The Tableau visualization was created by the Turbine Labs team through an integrative process of machine learning (ML) and human validation to ensure high-quality results. Representing a sample of more than 500,000 English news articles related to COVID-19, we were able to synthesize thousands of articles into trending topics and categories in the news coverage.
Our in-house journalist team, who produce a daily COVID-19 Briefing free of charge to the public, first identified top news categories such as Public Health, Business, Way of Life Disruption, Politics, Economy, etc. to be used in our model. We then used k-means clustering technique to identify diverse news articles in our dataset which were labeled into one of the categories by our team.
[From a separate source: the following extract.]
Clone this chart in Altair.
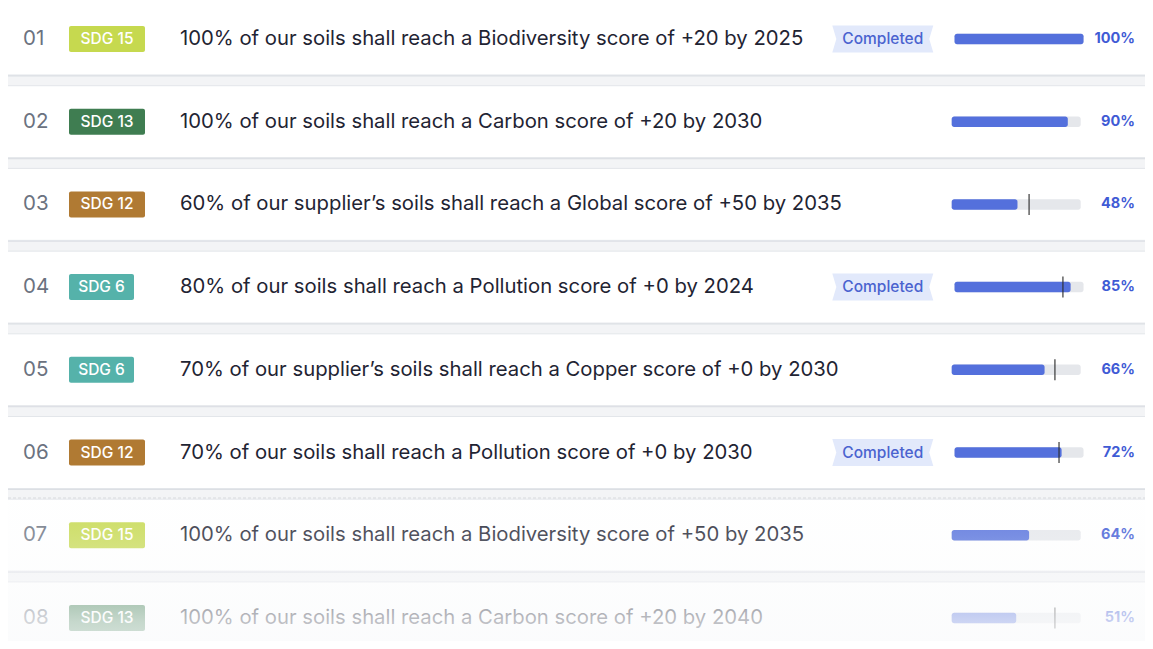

All this human-labeled training data was used to train a ML category classifier that was then able to assign a category to all the news articles. As a final step, the application of n-gram modeling grouped words together, determined frequency of use, and scored groups of relevant articles to surface the top phrases per category in the visualization.
By leveraging human and artificial intelligence, the output produces a time sequence, mapping, and ranking of the top themes frequently discussed in news coverage. Users have the ability to determine when stories initially appeared in the media, how coverage of various topics compare with one another, and how often terminology appears in news coverage.
WHAT ARE THE USE CASES FOR THIS CLUSTERING TECHNOLOGY OUTSIDE OF COVID-19?
This dataset and the accompanying visualization serve as a real-world example of how machine learning and clustering can be used to understand key trends and patterns within large volumes of text data. However, the use cases extend far beyond the topic of COVID-19. For example, enterprises can use this technology to understand financial, competitive, and market topics to more quickly and accurately inform executive decision making. Political candidates and campaigns can quickly determine key messages that are resonating among their constituencies or among their opponents. And policy and lobbying firms can more quickly determine tide shifts on topics for which they are advocating.
In addition, other proprietary scoring attributes developed by Turbine Labs, such as content Relevancy, Impact, and Authority, can be woven into the analysis for an even more powerful perspective. When combining these attributes with sentiment analysis, our technology provides a holistic, deep understanding of public sentiment and discussion.
It is our hope that this visualization will provide the public with the vital data and information that it needs to make the best decisions possible in regards to health, safety and wellness. Staying up-to-date and informed during the pandemic keeps us all safer and more connected.